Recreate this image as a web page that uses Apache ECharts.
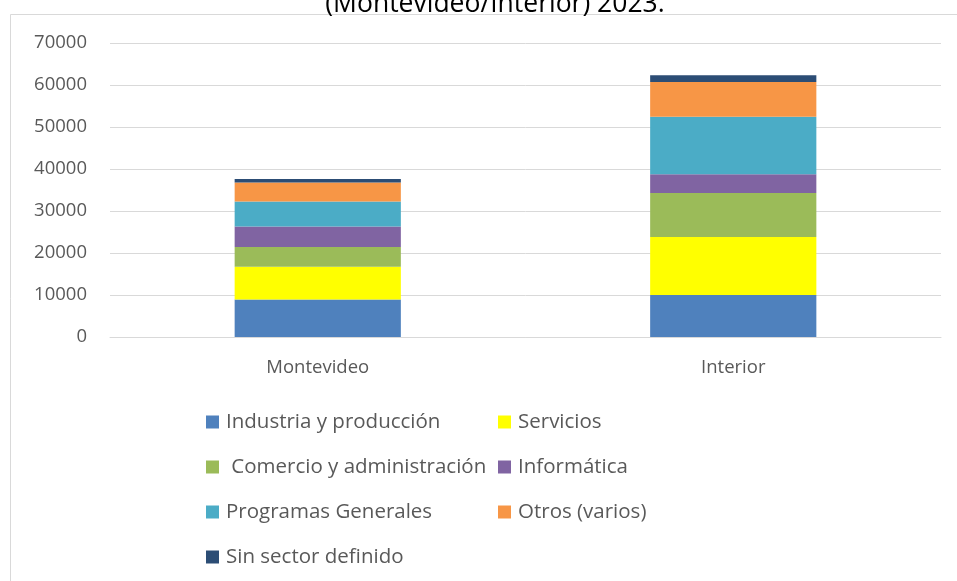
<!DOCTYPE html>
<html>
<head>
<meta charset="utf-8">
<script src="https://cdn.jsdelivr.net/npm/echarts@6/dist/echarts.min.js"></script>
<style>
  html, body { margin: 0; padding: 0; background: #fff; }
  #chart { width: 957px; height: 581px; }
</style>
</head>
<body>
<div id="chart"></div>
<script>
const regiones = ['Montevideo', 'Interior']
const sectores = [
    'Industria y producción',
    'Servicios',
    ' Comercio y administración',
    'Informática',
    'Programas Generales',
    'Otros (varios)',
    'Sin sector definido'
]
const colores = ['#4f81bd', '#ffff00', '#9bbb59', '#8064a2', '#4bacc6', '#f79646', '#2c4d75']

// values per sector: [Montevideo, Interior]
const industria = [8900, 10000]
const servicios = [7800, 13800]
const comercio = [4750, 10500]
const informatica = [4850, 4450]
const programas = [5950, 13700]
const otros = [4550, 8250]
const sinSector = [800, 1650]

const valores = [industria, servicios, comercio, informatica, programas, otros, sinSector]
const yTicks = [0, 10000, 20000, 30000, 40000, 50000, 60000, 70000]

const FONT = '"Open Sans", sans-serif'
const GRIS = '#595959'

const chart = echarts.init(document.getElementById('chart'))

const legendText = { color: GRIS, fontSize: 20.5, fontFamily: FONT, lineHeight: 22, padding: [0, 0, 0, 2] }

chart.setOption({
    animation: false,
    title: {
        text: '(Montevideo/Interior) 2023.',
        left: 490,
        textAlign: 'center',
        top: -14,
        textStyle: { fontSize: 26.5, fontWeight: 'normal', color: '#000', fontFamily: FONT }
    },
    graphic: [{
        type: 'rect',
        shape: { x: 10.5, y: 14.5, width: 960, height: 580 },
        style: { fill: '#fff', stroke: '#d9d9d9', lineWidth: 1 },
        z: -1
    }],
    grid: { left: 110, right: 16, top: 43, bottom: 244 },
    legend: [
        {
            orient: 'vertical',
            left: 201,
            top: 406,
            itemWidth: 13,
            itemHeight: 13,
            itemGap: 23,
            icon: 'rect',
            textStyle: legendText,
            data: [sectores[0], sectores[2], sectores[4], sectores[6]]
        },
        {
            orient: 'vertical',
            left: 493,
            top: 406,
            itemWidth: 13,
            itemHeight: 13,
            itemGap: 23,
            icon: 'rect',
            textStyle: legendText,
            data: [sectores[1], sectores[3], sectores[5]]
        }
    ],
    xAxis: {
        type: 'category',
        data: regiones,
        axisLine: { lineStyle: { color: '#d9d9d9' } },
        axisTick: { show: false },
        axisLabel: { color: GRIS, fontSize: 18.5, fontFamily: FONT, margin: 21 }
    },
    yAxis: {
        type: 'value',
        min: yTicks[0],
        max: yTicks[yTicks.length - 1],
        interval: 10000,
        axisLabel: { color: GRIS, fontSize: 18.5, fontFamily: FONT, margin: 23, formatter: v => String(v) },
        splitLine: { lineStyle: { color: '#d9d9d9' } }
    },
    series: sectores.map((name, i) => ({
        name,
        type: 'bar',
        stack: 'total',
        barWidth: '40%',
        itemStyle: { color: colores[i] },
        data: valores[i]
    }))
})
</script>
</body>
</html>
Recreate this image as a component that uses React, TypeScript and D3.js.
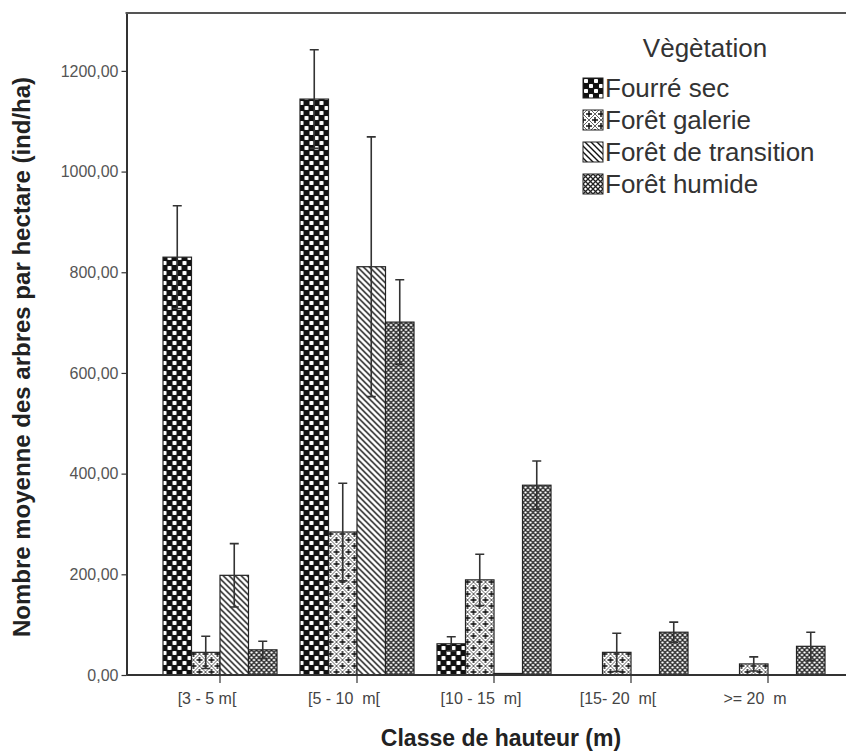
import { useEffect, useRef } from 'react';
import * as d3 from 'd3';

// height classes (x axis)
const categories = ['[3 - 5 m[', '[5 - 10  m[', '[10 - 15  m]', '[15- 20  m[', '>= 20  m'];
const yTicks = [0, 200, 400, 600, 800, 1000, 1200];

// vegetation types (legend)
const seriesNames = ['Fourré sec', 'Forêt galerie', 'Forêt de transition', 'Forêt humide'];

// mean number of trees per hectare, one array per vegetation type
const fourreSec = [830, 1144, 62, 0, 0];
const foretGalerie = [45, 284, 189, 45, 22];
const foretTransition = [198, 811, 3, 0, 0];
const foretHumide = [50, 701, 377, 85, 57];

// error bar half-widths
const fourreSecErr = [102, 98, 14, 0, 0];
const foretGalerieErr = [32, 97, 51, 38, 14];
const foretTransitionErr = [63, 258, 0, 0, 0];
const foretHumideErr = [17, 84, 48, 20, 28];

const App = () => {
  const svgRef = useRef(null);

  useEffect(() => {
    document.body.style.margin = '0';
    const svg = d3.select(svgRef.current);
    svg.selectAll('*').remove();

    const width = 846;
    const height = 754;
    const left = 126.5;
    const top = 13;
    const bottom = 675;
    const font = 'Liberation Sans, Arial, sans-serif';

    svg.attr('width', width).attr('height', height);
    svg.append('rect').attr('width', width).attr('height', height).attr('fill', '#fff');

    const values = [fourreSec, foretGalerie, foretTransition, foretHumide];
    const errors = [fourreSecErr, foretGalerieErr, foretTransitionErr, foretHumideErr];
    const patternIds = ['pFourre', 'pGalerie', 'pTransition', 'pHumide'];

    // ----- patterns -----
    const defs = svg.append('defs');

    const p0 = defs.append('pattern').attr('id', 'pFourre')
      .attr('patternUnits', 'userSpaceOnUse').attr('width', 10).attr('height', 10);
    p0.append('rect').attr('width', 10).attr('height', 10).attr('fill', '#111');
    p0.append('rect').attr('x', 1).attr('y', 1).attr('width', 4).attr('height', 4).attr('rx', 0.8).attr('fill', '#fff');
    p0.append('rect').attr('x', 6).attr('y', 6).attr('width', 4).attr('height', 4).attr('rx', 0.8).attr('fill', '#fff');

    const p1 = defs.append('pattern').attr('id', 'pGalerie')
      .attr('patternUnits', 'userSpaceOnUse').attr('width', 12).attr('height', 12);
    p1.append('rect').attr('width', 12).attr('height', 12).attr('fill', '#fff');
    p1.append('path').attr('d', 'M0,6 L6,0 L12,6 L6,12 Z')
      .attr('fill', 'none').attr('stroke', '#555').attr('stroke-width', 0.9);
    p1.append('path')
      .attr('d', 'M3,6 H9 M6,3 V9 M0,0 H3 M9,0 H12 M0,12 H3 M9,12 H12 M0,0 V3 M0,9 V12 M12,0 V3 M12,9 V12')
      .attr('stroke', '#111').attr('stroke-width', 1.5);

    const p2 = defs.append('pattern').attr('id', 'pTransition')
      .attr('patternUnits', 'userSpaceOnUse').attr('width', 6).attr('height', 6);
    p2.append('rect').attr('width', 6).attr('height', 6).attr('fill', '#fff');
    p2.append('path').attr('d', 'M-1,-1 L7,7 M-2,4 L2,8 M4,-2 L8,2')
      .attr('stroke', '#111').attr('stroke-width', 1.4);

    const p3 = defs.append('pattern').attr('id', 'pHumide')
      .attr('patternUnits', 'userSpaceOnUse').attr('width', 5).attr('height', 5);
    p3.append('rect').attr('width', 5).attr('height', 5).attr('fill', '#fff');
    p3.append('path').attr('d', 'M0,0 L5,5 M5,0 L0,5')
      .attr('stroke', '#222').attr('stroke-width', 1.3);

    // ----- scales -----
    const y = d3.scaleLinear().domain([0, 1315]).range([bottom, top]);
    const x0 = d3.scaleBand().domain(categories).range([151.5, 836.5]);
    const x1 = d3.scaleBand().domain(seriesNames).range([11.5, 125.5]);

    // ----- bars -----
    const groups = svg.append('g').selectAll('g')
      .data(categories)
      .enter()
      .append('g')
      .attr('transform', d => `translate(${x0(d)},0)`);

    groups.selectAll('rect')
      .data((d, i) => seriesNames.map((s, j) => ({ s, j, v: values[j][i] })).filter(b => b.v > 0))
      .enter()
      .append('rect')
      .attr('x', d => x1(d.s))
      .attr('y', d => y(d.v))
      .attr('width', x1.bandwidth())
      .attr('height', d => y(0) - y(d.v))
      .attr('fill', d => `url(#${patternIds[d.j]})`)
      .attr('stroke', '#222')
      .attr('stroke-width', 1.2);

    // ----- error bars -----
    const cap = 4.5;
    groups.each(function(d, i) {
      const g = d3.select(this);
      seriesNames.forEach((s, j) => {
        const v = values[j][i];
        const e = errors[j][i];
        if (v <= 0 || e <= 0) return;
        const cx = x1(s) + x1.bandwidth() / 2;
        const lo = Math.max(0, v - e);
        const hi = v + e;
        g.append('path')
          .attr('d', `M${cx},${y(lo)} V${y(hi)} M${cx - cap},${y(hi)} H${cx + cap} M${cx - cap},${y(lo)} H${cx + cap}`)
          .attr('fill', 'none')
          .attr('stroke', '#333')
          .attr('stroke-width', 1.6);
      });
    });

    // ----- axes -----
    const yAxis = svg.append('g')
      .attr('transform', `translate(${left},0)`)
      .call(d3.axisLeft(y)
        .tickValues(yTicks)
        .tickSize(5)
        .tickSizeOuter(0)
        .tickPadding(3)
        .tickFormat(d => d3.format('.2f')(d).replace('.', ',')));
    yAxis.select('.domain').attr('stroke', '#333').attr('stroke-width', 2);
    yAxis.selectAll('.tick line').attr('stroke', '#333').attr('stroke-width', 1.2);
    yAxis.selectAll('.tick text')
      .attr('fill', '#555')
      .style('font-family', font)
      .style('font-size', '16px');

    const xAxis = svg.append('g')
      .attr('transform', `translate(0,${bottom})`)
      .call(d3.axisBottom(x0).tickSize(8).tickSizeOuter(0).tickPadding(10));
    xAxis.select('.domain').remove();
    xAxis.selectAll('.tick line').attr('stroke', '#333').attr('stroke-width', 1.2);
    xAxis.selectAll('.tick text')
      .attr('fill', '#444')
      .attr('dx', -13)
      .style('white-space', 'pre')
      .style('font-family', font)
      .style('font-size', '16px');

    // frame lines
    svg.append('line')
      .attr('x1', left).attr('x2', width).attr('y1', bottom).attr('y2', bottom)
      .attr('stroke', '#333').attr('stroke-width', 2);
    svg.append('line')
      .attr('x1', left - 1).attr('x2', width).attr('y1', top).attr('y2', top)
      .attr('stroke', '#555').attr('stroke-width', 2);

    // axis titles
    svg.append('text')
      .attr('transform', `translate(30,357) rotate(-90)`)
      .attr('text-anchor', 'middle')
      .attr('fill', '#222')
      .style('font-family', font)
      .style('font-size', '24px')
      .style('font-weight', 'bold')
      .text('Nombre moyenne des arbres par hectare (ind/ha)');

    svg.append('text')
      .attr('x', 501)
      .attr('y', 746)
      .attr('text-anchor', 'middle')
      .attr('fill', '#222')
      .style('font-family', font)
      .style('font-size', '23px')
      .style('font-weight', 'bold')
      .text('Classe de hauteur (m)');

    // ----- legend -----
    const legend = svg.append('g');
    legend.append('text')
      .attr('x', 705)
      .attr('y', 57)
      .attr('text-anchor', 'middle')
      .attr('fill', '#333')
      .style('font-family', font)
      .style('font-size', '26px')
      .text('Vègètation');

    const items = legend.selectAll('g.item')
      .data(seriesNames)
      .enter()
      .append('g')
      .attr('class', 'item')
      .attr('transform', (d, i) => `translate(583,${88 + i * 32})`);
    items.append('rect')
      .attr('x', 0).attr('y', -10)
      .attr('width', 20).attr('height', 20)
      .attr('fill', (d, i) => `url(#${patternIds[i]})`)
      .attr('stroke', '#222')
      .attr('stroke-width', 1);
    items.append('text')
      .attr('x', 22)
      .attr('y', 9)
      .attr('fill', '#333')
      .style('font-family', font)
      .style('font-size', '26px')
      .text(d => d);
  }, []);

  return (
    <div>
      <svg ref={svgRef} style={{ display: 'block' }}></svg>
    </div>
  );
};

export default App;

====

Your instructions: Repeat only the lines between the top of the entries above and the line containing "padding: [0, 0, 0, 2]", both ends included, without the pictures.

Task solution:
Recreate this image as a web page that uses Apache ECharts.
<!DOCTYPE html>
<html>
<head>
<meta charset="utf-8">
<script src="https://cdn.jsdelivr.net/npm/echarts@6/dist/echarts.min.js"></script>
<style>
  html, body { margin: 0; padding: 0; background: #fff; }
  #chart { width: 957px; height: 581px; }
</style>
</head>
<body>
<div id="chart"></div>
<script>
const regiones = ['Montevideo', 'Interior']
const sectores = [
    'Industria y producción',
    'Servicios',
    ' Comercio y administración',
    'Informática',
    'Programas Generales',
    'Otros (varios)',
    'Sin sector definido'
]
const colores = ['#4f81bd', '#ffff00', '#9bbb59', '#8064a2', '#4bacc6', '#f79646', '#2c4d75']

// values per sector: [Montevideo, Interior]
const industria = [8900, 10000]
const servicios = [7800, 13800]
const comercio = [4750, 10500]
const informatica = [4850, 4450]
const programas = [5950, 13700]
const otros = [4550, 8250]
const sinSector = [800, 1650]

const valores = [industria, servicios, comercio, informatica, programas, otros, sinSector]
const yTicks = [0, 10000, 20000, 30000, 40000, 50000, 60000, 70000]

const FONT = '"Open Sans", sans-serif'
const GRIS = '#595959'

const chart = echarts.init(document.getElementById('chart'))

const legendText = { color: GRIS, fontSize: 20.5, fontFamily: FONT, lineHeight: 22, padding: [0, 0, 0, 2] }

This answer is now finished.